EXERCISE DESCRIPTION | Set down all of the data that follows word for word, without the images.
··· DATA SEGMENT
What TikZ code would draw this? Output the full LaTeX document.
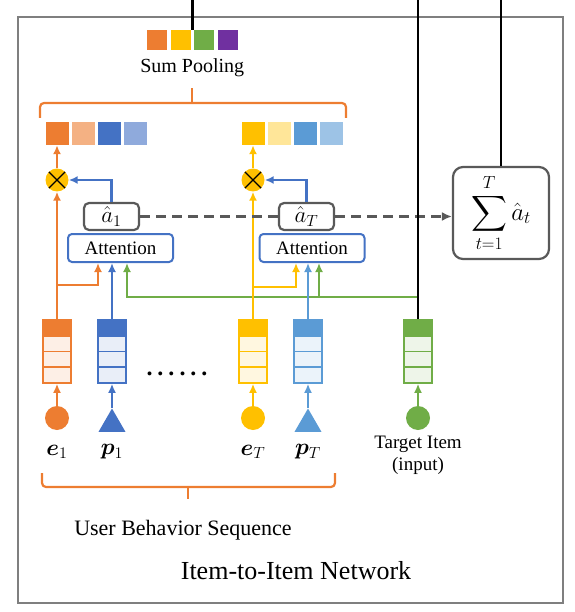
\RequirePackage{fix-cm}
\documentclass[tikz,border=0pt]{standalone}
\usepackage{amsmath,bm}
\usepackage{fontspec}
\setmainfont{Liberation Serif}
\usetikzlibrary{arrows.meta,positioning,shapes.geometric,fit,calc}
\definecolor{orng}{HTML}{ED7D31}
\definecolor{lorng}{HTML}{F4B183}
\definecolor{gold}{HTML}{FFC000}
\definecolor{lgold}{HTML}{FFE699}
\definecolor{grn}{HTML}{70AD47}
\definecolor{purp}{HTML}{7030A0}
\definecolor{blu}{HTML}{4472C4}
\definecolor{lblu}{HTML}{8FAADC}
\definecolor{mblu}{HTML}{5B9BD5}
\definecolor{lblutwo}{HTML}{9DC3E6}
\definecolor{dgray}{HTML}{595959}
\definecolor{framegray}{HTML}{7F7F7F}
\tikzset{
  frame/.style={draw=framegray, line width=2.6pt, inner sep=0pt},
  blk/.style={draw=black, line width=2.6pt},
  sq/.style={minimum size=23pt, inner sep=0pt},
  psq/.style={minimum size=20pt, inner sep=0pt},
  col/.style={minimum width=28pt, minimum height=63pt, inner sep=0pt, line width=1.6pt},
  dot/.style={circle, minimum size=24pt, inner sep=0pt},
  tri/.style={regular polygon, regular polygon sides=3, minimum size=31pt, inner sep=0pt},
  mult/.style={circle, fill=gold, minimum size=23pt, inner sep=0pt,
    path picture={\draw[line width=1.1pt] (path picture bounding box.north west) -- (path picture bounding box.south east)
      (path picture bounding box.north east) -- (path picture bounding box.south west);}},
  attbox/.style={draw=blu, fill=white, rounded corners=4pt, line width=2pt, minimum width=105pt, minimum height=28pt, inner sep=0pt, font=\fontsize{19}{19}\selectfont},
  abox/.style={draw=dgray, fill=white, rounded corners=5pt, line width=2.2pt, minimum width=55pt, minimum height=27pt, inner sep=0pt, font=\fontsize{23}{23}\selectfont},
  sumbox/.style={draw=dgray, fill=white, rounded corners=10pt, line width=2.2pt, minimum width=96pt, minimum height=92pt, inner sep=0pt, font=\fontsize{25}{25}\selectfont},
  arrow/.style={-{Latex[length=9pt,width=8pt]}, line width=2.2pt},
  dasharrow/.style={draw=dgray, line width=2.2pt, dash pattern=on 10pt off 6pt},
  brace/.style={draw=orng, line width=2.2pt, rounded corners=4pt},
  lbl/.style={font=\fontsize{23}{23}\selectfont},
  txt/.style={font=\fontsize{19}{22}\selectfont, align=center}
}

\begin{document}
\begin{tikzpicture}[x=1pt, y=-1pt]
  \useasboundingbox (0,0) rectangle (574,612);
  \coordinate (top) at (0,0);
  \node[frame, minimum width=545pt, minimum height=586pt] (net) at (290.5,310) {};
  \node[font=\fontsize{26}{26}\selectfont] (nettxt) at (296,571) {Item-to-Item Network};
  % pooled vector
  \foreach \c [count=\i] in {orng,gold,grn,purp}
    \node[psq, fill=\c] (s\i) at ({157+23.5*(\i-1)},40) {};
  \node[fit=(s1)(s4), inner sep=0pt] (pool) {};
  \node[font=\fontsize{20}{20}\selectfont, below=5pt of pool] (pooltxt) {Sum Pooling};
  \draw[brace] (40,118) -- (40,103) -- (346,103) -- (346,118);
  \draw[brace] (192,103) -- (192,88);
  % weighted vectors
  \foreach \c [count=\i] in {orng,lorng,blu,lblu}
    \node[sq, fill=\c] (o1\i) at ({57+26*(\i-1)},133.5) {};
  \foreach \c [count=\i] in {gold,lgold,mblu,lblutwo}
    \node[sq, fill=\c] (o2\i) at ({253+26*(\i-1)},133.5) {};
  \node[mult] (m1) at (57,180) {};
  \node[mult] (mT) at (253,180) {};
  \node[attbox] (att1) at (120.5,248) {Attention};
  \node[attbox] (attT) at (312,248) {Attention};
  \node[abox] (a1) at (111.5,216.5) {$\hat{a}_1$};
  \node[abox] (aT) at (306.5,216.5) {$\hat{a}_T$};
  \node[sumbox] (sum) at (501,213) {$\displaystyle\sum_{t=1}^{T}\hat{a}_t$};
  % embeddings
  \foreach \n/\x/\c in {e1/57/orng, p1/112/blu, eT/253/gold, pT/308/mblu, tgt/418/grn} {
    \node[col, draw=\c, fill=\c!12] (\n) at (\x,351.5) {};
    \fill[\c] (\n.north west) rectangle ++(28,17);
    \draw[\c, line width=1.6pt] (\n.north west) ++(0,17) -- ++(28,0) ++(-28,15.3) -- ++(28,0) ++(-28,15.3) -- ++(28,0);
  }
  \node[font=\fontsize{24}{24}\selectfont\bfseries] (dots) at (177,374) {.\hspace{5pt}.\hspace{5pt}.\hspace{5pt}.\hspace{5pt}.\hspace{5pt}.};
  \node[dot, fill=orng] (e1in) at (57,418) {};
  \node[tri, fill=blu] (p1in) at (112,424) {};
  \node[dot, fill=gold] (eTin) at (253,418) {};
  \node[tri, fill=mblu] (pTin) at (308,424) {};
  \node[dot, fill=grn] (tgtin) at (418,418) {};
  \node[lbl] (e1lbl) at (57,452) {$\bm{e}_1$};
  \node[lbl] (p1lbl) at (112,452) {$\bm{p}_1$};
  \node[lbl] (eTlbl) at (253,452) {$\bm{e}_T$};
  \node[lbl] (pTlbl) at (308,452) {$\bm{p}_T$};
  \node[txt] (tgtlbl) at (418,455) {Target Item\\(input)};
  \draw[brace] (42,473) -- (42,487) -- (335,487) -- (335,473);
  \draw[brace] (188,487) -- (188,499);
  \node[font=\fontsize{22}{22}\selectfont] (seqtxt) at (183,530) {User Behavior Sequence};
  % connectors
  \draw[arrow, orng] (e1in) -- (e1);
  \draw[arrow, blu] (p1in) -- (p1);
  \draw[arrow, gold] (eTin) -- (eT);
  \draw[arrow, mblu] (pTin) -- (pT);
  \draw[arrow, grn] (tgtin) -- (tgt);
  \coordinate (g1) at (127,297);
  \coordinate (g2) at (319,297);
  \coordinate (b1) at (98,285);
  \coordinate (b2) at (296,287);
  \draw[arrow, grn] (tgt.north) |- (g1) -- (g1 |- att1.south);
  \draw[arrow, grn] (g2) -- (g2 |- attT.south);
  \draw[arrow, orng] (e1.north) -- (m1.south);
  \draw[arrow, orng] (e1.north |- b1) -- (b1) -- (b1 |- att1.south);
  \draw[arrow, blu] (p1.north) -- (p1.north |- att1.south);
  \draw[arrow, gold] (eT.north) -- (mT.south);
  \draw[arrow, gold] (eT.north |- b2) -- (b2) -- (b2 |- attT.south);
  \draw[arrow, mblu] (pT.north) -- (pT.north |- attT.south);
  \draw[arrow, blu] (a1.north) |- (m1.east);
  \draw[arrow, blu] (aT.north) |- (mT.east);
  \draw[arrow, orng] (m1) -- (o11);
  \draw[arrow, gold] (mT) -- (o21);
  \draw[dasharrow] (a1.east) -- (aT.west);
  \draw[dasharrow, -{Latex[length=10pt,width=9pt]}] (aT.east) -- (aT.east -| sum.west);
  \draw[blk] (pool.north) -- (pool.north |- top);
  \draw[blk] (tgt.north) -- (tgt.north |- top);
  \draw[blk] (sum.north) -- (sum.north |- top);
\end{tikzpicture}
\end{document}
······
RESPONSE TO THIS TASK |
What TikZ code would draw this? Output the full LaTeX document.
\RequirePackage{fix-cm}
\documentclass[tikz,border=0pt]{standalone}
\usepackage{amsmath,bm}
\usepackage{fontspec}
\setmainfont{Liberation Serif}
\usetikzlibrary{arrows.meta,positioning,shapes.geometric,fit,calc}
\definecolor{orng}{HTML}{ED7D31}
\definecolor{lorng}{HTML}{F4B183}
\definecolor{gold}{HTML}{FFC000}
\definecolor{lgold}{HTML}{FFE699}
\definecolor{grn}{HTML}{70AD47}
\definecolor{purp}{HTML}{7030A0}
\definecolor{blu}{HTML}{4472C4}
\definecolor{lblu}{HTML}{8FAADC}
\definecolor{mblu}{HTML}{5B9BD5}
\definecolor{lblutwo}{HTML}{9DC3E6}
\definecolor{dgray}{HTML}{595959}
\definecolor{framegray}{HTML}{7F7F7F}
\tikzset{
  frame/.style={draw=framegray, line width=2.6pt, inner sep=0pt},
  blk/.style={draw=black, line width=2.6pt},
  sq/.style={minimum size=23pt, inner sep=0pt},
  psq/.style={minimum size=20pt, inner sep=0pt},
  col/.style={minimum width=28pt, minimum height=63pt, inner sep=0pt, line width=1.6pt},
  dot/.style={circle, minimum size=24pt, inner sep=0pt},
  tri/.style={regular polygon, regular polygon sides=3, minimum size=31pt, inner sep=0pt},
  mult/.style={circle, fill=gold, minimum size=23pt, inner sep=0pt,
    path picture={\draw[line width=1.1pt] (path picture bounding box.north west) -- (path picture bounding box.south east)
      (path picture bounding box.north east) -- (path picture bounding box.south west);}},
  attbox/.style={draw=blu, fill=white, rounded corners=4pt, line width=2pt, minimum width=105pt, minimum height=28pt, inner sep=0pt, font=\fontsize{19}{19}\selectfont},
  abox/.style={draw=dgray, fill=white, rounded corners=5pt, line width=2.2pt, minimum width=55pt, minimum height=27pt, inner sep=0pt, font=\fontsize{23}{23}\selectfont},
  sumbox/.style={draw=dgray, fill=white, rounded corners=10pt, line width=2.2pt, minimum width=96pt, minimum height=92pt, inner sep=0pt, font=\fontsize{25}{25}\selectfont},
  arrow/.style={-{Latex[length=9pt,width=8pt]}, line width=2.2pt},
  dasharrow/.style={draw=dgray, line width=2.2pt, dash pattern=on 10pt off 6pt},
  brace/.style={draw=orng, line width=2.2pt, rounded corners=4pt},
  lbl/.style={font=\fontsize{23}{23}\selectfont},
  txt/.style={font=\fontsize{19}{22}\selectfont, align=center}
}

\begin{document}
\begin{tikzpicture}[x=1pt, y=-1pt]
  \useasboundingbox (0,0) rectangle (574,612);
  \coordinate (top) at (0,0);
  \node[frame, minimum width=545pt, minimum height=586pt] (net) at (290.5,310) {};
  \node[font=\fontsize{26}{26}\selectfont] (nettxt) at (296,571) {Item-to-Item Network};
  % pooled vector
  \foreach \c [count=\i] in {orng,gold,grn,purp}
    \node[psq, fill=\c] (s\i) at ({157+23.5*(\i-1)},40) {};
  \node[fit=(s1)(s4), inner sep=0pt] (pool) {};
  \node[font=\fontsize{20}{20}\selectfont, below=5pt of pool] (pooltxt) {Sum Pooling};
  \draw[brace] (40,118) -- (40,103) -- (346,103) -- (346,118);
  \draw[brace] (192,103) -- (192,88);
  % weighted vectors
  \foreach \c [count=\i] in {orng,lorng,blu,lblu}
    \node[sq, fill=\c] (o1\i) at ({57+26*(\i-1)},133.5) {};
  \foreach \c [count=\i] in {gold,lgold,mblu,lblutwo}
    \node[sq, fill=\c] (o2\i) at ({253+26*(\i-1)},133.5) {};
  \node[mult] (m1) at (57,180) {};
  \node[mult] (mT) at (253,180) {};
  \node[attbox] (att1) at (120.5,248) {Attention};
  \node[attbox] (attT) at (312,248) {Attention};
  \node[abox] (a1) at (111.5,216.5) {$\hat{a}_1$};
  \node[abox] (aT) at (306.5,216.5) {$\hat{a}_T$};
  \node[sumbox] (sum) at (501,213) {$\displaystyle\sum_{t=1}^{T}\hat{a}_t$};
  % embeddings
  \foreach \n/\x/\c in {e1/57/orng, p1/112/blu, eT/253/gold, pT/308/mblu, tgt/418/grn} {
    \node[col, draw=\c, fill=\c!12] (\n) at (\x,351.5) {};
    \fill[\c] (\n.north west) rectangle ++(28,17);
    \draw[\c, line width=1.6pt] (\n.north west) ++(0,17) -- ++(28,0) ++(-28,15.3) -- ++(28,0) ++(-28,15.3) -- ++(28,0);
  }
  \node[font=\fontsize{24}{24}\selectfont\bfseries] (dots) at (177,374) {.\hspace{5pt}.\hspace{5pt}.\hspace{5pt}.\hspace{5pt}.\hspace{5pt}.};
  \node[dot, fill=orng] (e1in) at (57,418) {};
  \node[tri, fill=blu] (p1in) at (112,424) {};
  \node[dot, fill=gold] (eTin) at (253,418) {};
  \node[tri, fill=mblu] (pTin) at (308,424) {};
  \node[dot, fill=grn] (tgtin) at (418,418) {};
  \node[lbl] (e1lbl) at (57,452) {$\bm{e}_1$};
  \node[lbl] (p1lbl) at (112,452) {$\bm{p}_1$};
  \node[lbl] (eTlbl) at (253,452) {$\bm{e}_T$};
  \node[lbl] (pTlbl) at (308,452) {$\bm{p}_T$};
  \node[txt] (tgtlbl) at (418,455) {Target Item\\(input)};
  \draw[brace] (42,473) -- (42,487) -- (335,487) -- (335,473);
  \draw[brace] (188,487) -- (188,499);
  \node[font=\fontsize{22}{22}\selectfont] (seqtxt) at (183,530) {User Behavior Sequence};
  % connectors
  \draw[arrow, orng] (e1in) -- (e1);
  \draw[arrow, blu] (p1in) -- (p1);
  \draw[arrow, gold] (eTin) -- (eT);
  \draw[arrow, mblu] (pTin) -- (pT);
  \draw[arrow, grn] (tgtin) -- (tgt);
  \coordinate (g1) at (127,297);
  \coordinate (g2) at (319,297);
  \coordinate (b1) at (98,285);
  \coordinate (b2) at (296,287);
  \draw[arrow, grn] (tgt.north) |- (g1) -- (g1 |- att1.south);
  \draw[arrow, grn] (g2) -- (g2 |- attT.south);
  \draw[arrow, orng] (e1.north) -- (m1.south);
  \draw[arrow, orng] (e1.north |- b1) -- (b1) -- (b1 |- att1.south);
  \draw[arrow, blu] (p1.north) -- (p1.north |- att1.south);
  \draw[arrow, gold] (eT.north) -- (mT.south);
  \draw[arrow, gold] (eT.north |- b2) -- (b2) -- (b2 |- attT.south);
  \draw[arrow, mblu] (pT.north) -- (pT.north |- attT.south);
  \draw[arrow, blu] (a1.north) |- (m1.east);
  \draw[arrow, blu] (aT.north) |- (mT.east);
  \draw[arrow, orng] (m1) -- (o11);
  \draw[arrow, gold] (mT) -- (o21);
  \draw[dasharrow] (a1.east) -- (aT.west);
  \draw[dasharrow, -{Latex[length=10pt,width=9pt]}] (aT.east) -- (aT.east -| sum.west);
  \draw[blk] (pool.north) -- (pool.north |- top);
  \draw[blk] (tgt.north) -- (tgt.north |- top);
  \draw[blk] (sum.north) -- (sum.north |- top);
\end{tikzpicture}
\end{document}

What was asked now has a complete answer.